• [Task description]: Write out again, exactly as they appear, the lines from the line with "Clone this chart in Plotly." through the line with "day_labels = ['12/4". Do not include any pictures.

• [Dataset]:
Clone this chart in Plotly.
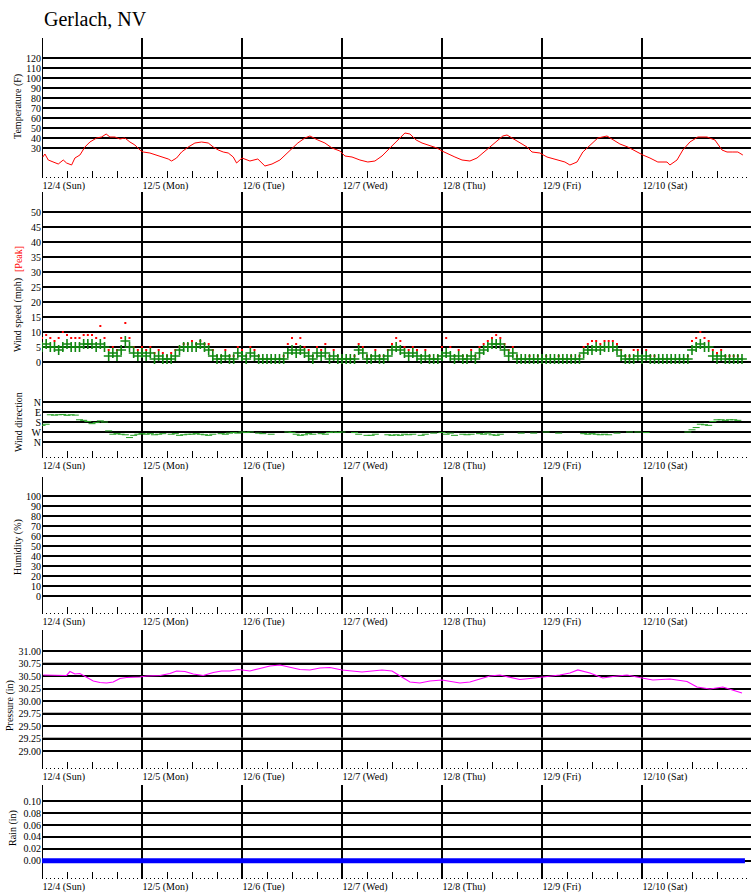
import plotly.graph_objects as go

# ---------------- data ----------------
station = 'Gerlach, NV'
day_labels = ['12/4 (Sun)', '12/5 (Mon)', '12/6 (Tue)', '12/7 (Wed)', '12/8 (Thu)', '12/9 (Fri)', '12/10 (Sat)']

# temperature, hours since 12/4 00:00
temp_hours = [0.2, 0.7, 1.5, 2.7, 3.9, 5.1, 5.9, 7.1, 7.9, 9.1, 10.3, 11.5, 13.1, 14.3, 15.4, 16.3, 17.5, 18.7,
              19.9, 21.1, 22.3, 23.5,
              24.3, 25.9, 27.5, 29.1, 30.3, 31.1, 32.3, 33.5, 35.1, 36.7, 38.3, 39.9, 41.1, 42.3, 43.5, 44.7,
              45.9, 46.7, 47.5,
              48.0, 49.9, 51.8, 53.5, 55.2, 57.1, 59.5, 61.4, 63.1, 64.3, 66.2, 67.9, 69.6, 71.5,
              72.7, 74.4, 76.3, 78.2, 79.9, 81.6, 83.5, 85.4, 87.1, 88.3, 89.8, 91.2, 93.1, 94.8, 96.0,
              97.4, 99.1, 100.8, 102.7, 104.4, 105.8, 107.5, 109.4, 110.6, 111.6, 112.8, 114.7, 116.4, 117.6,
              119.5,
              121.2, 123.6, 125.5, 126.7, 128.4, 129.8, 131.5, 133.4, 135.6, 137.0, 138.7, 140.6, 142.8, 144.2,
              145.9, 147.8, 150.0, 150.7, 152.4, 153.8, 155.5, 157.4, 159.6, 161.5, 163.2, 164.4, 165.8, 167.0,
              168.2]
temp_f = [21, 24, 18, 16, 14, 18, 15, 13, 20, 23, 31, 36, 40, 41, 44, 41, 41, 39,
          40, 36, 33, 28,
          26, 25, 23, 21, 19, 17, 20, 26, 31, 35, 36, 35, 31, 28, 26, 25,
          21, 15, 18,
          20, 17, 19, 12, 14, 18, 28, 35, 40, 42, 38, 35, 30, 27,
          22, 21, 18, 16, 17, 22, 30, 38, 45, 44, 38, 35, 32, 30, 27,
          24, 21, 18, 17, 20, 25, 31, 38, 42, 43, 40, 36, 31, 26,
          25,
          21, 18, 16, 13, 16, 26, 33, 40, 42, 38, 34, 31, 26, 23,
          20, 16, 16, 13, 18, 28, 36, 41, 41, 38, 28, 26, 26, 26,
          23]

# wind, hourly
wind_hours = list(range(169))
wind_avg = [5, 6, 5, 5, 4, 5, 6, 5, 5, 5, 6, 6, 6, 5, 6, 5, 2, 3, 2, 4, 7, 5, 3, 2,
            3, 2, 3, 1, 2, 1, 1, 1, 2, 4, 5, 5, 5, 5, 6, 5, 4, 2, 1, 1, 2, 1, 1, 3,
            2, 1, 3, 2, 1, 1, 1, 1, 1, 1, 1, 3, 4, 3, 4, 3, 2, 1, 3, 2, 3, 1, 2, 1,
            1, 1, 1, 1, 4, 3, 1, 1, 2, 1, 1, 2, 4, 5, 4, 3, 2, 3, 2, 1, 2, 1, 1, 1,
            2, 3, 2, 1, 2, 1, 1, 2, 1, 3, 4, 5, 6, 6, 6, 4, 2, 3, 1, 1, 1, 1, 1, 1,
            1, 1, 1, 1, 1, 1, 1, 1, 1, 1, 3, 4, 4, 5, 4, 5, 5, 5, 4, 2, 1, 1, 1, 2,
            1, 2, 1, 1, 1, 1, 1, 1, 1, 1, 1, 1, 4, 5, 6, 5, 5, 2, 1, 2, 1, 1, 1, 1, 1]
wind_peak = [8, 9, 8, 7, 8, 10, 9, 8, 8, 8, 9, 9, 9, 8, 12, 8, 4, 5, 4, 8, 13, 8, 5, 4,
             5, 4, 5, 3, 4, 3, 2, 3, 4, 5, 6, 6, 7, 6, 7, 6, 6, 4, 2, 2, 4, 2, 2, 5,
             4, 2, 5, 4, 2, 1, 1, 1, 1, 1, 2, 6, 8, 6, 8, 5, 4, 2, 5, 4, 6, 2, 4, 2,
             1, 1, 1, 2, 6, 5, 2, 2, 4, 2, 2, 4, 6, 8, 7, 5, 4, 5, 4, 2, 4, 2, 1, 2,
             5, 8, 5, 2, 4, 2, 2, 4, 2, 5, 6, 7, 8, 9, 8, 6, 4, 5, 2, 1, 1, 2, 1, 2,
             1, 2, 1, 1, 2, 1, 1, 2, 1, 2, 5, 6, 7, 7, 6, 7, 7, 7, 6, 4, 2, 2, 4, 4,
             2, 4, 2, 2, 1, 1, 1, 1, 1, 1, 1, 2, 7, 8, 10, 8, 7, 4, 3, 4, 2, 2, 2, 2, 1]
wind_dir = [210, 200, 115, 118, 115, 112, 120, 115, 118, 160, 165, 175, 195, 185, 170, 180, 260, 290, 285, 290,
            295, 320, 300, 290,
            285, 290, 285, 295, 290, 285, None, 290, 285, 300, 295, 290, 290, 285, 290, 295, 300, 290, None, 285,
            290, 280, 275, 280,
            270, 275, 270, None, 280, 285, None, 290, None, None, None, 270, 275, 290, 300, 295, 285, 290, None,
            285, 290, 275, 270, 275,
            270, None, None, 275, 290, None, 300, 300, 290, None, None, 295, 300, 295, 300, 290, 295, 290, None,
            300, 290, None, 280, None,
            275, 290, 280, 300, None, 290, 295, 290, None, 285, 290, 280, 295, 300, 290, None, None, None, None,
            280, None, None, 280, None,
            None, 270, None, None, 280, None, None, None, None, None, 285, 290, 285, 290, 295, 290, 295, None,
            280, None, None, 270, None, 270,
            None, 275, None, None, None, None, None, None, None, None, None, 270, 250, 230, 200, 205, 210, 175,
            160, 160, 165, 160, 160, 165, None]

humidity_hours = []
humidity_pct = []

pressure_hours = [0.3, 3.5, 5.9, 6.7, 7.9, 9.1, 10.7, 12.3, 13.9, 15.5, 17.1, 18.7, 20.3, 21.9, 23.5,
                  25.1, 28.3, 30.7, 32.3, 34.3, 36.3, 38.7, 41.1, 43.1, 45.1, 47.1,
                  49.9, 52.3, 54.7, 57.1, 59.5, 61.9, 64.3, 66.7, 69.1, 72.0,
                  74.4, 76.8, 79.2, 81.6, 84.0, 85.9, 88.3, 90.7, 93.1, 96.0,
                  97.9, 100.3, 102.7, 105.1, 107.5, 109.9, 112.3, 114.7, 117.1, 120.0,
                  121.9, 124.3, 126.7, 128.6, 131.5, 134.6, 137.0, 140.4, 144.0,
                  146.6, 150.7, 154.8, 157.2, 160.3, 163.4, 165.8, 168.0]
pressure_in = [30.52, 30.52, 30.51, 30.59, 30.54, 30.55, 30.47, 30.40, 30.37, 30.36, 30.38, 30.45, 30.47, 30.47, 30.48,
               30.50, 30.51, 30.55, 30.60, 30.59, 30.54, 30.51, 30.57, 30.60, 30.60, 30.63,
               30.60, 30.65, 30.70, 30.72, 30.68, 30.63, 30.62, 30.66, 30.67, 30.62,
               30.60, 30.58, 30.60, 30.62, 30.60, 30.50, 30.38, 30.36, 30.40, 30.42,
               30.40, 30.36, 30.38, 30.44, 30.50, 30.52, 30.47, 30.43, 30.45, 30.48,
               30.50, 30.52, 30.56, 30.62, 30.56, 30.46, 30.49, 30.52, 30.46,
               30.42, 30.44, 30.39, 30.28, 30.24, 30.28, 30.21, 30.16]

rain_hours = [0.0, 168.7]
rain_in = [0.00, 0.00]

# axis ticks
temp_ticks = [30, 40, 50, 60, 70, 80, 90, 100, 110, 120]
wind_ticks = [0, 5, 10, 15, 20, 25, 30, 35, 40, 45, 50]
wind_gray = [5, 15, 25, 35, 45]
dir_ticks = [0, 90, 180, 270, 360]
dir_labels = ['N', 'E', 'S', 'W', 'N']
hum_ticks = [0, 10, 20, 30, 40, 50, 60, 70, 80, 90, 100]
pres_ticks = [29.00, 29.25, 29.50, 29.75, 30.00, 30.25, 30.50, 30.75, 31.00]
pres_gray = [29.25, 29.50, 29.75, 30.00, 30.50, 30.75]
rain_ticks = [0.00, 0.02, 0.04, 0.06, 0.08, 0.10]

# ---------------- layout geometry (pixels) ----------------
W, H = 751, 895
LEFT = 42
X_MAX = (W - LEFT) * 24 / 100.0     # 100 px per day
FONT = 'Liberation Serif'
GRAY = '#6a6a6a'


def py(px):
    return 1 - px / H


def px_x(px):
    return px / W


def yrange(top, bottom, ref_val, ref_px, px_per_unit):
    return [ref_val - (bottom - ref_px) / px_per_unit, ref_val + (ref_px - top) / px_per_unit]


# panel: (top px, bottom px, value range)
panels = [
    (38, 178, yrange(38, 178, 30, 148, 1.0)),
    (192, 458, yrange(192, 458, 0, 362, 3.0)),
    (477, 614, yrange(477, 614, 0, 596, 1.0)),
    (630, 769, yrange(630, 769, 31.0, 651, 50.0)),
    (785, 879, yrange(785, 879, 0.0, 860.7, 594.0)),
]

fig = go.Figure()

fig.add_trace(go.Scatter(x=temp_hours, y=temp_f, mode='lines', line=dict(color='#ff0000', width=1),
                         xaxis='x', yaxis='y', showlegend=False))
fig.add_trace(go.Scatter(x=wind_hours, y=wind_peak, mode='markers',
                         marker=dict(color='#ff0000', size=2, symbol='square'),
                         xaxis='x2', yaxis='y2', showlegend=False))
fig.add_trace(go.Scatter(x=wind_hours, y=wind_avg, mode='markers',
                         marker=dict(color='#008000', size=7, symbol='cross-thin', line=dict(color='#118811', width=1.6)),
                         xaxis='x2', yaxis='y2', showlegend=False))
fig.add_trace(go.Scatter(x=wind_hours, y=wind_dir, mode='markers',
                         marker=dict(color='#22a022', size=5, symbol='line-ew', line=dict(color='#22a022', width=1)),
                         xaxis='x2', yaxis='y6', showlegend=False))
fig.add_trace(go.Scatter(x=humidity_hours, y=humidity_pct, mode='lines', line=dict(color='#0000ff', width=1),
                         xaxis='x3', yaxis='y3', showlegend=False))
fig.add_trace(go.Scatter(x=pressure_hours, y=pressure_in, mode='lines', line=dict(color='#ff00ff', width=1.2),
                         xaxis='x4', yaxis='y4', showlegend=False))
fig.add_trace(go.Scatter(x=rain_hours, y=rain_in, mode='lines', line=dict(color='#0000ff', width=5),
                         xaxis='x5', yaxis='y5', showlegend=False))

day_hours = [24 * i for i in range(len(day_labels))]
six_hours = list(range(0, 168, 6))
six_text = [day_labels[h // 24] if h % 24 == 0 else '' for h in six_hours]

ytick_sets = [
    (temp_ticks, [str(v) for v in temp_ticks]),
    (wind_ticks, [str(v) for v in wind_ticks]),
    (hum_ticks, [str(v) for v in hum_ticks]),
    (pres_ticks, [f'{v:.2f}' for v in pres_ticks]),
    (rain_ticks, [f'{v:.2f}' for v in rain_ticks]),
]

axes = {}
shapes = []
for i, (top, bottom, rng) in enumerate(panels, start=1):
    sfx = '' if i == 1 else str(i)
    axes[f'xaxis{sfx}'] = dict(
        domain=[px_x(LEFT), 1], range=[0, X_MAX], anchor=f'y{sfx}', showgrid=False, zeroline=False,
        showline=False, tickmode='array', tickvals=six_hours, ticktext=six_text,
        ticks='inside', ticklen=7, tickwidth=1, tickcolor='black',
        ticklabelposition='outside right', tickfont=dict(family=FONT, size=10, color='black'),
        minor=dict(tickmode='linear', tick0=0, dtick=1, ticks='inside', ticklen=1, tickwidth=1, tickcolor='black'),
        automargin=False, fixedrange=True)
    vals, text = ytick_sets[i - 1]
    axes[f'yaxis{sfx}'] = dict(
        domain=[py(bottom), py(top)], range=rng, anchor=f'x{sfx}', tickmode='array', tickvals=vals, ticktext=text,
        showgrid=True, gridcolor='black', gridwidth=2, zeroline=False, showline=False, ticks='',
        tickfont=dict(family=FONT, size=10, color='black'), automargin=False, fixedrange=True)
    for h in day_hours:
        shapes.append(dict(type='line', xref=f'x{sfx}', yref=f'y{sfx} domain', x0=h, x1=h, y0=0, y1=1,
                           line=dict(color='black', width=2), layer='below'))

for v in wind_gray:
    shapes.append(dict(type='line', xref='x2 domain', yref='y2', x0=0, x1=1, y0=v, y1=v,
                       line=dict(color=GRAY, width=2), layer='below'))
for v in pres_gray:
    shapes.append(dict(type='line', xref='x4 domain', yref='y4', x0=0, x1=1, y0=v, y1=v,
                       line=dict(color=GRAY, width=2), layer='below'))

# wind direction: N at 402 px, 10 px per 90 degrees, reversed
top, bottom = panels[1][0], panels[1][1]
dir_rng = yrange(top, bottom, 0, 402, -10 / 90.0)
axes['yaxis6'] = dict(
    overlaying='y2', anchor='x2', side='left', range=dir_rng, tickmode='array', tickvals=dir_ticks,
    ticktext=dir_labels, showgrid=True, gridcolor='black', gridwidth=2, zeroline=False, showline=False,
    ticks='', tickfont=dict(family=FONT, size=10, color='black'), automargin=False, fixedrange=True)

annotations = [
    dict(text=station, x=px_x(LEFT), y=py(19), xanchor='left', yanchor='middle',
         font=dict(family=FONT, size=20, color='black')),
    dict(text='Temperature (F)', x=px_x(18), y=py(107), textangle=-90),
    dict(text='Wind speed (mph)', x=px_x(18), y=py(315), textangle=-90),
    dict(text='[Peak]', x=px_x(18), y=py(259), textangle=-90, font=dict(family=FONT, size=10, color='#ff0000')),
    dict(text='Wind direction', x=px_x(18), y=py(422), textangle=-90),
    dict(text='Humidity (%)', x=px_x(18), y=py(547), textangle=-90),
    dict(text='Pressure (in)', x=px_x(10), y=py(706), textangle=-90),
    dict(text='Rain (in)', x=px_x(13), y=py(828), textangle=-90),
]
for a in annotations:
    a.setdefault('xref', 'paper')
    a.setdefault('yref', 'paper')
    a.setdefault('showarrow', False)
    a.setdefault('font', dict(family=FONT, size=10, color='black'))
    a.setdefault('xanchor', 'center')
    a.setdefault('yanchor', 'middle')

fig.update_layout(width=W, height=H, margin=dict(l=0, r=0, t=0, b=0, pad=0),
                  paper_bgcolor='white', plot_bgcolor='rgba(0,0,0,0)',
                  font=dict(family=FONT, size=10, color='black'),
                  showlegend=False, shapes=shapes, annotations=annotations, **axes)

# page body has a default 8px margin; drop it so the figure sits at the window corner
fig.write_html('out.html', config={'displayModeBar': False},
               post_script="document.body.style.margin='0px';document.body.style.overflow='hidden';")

---

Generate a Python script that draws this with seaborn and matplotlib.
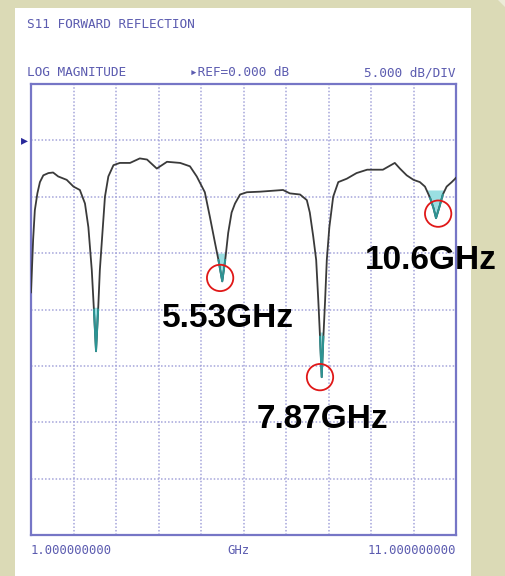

* * *

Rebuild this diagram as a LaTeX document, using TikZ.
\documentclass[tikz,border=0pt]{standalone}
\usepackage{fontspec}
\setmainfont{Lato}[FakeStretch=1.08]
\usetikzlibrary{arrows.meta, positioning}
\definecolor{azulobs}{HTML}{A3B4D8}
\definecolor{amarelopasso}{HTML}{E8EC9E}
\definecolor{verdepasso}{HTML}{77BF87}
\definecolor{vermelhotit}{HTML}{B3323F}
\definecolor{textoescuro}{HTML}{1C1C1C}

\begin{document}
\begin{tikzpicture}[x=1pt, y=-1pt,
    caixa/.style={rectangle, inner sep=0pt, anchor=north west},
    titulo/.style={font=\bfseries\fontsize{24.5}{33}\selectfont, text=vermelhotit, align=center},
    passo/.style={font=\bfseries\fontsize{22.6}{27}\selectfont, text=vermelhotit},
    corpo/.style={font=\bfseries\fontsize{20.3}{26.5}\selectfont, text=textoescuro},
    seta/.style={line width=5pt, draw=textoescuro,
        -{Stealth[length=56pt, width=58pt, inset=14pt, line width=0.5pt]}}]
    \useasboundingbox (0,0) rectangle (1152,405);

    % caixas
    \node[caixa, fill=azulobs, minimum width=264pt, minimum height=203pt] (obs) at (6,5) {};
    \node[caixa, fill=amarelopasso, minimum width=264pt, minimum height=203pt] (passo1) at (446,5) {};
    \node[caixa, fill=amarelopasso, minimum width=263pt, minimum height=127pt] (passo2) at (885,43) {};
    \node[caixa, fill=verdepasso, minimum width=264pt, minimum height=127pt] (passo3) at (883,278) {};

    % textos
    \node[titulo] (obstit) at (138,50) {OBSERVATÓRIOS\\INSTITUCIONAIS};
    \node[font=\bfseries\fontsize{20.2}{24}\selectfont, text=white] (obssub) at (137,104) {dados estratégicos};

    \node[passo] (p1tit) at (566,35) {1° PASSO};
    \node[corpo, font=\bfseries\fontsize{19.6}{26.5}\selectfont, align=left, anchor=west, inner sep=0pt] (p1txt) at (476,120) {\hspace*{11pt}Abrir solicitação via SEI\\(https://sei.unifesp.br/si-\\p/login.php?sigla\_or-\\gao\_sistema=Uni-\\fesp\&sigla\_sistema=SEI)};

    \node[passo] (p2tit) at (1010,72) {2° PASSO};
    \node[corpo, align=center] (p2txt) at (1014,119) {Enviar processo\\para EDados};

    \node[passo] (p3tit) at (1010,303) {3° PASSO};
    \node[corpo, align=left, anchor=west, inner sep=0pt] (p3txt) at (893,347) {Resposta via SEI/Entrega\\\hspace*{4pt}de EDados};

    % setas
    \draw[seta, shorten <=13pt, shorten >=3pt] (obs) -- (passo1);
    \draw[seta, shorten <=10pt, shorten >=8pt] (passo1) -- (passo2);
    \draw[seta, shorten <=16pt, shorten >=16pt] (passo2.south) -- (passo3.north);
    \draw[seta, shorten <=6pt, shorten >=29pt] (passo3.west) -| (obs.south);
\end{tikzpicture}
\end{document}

• [Worked solution]:
Clone this chart in Plotly.
import plotly.graph_objects as go

# ---------------- data ----------------
station = 'Gerlach, NV'
day_labels = ['12/4 (Sun)', '12/5 (Mon)', '12/6 (Tue)', '12/7 (Wed)', '12/8 (Thu)', '12/9 (Fri)', '12/10 (Sat)']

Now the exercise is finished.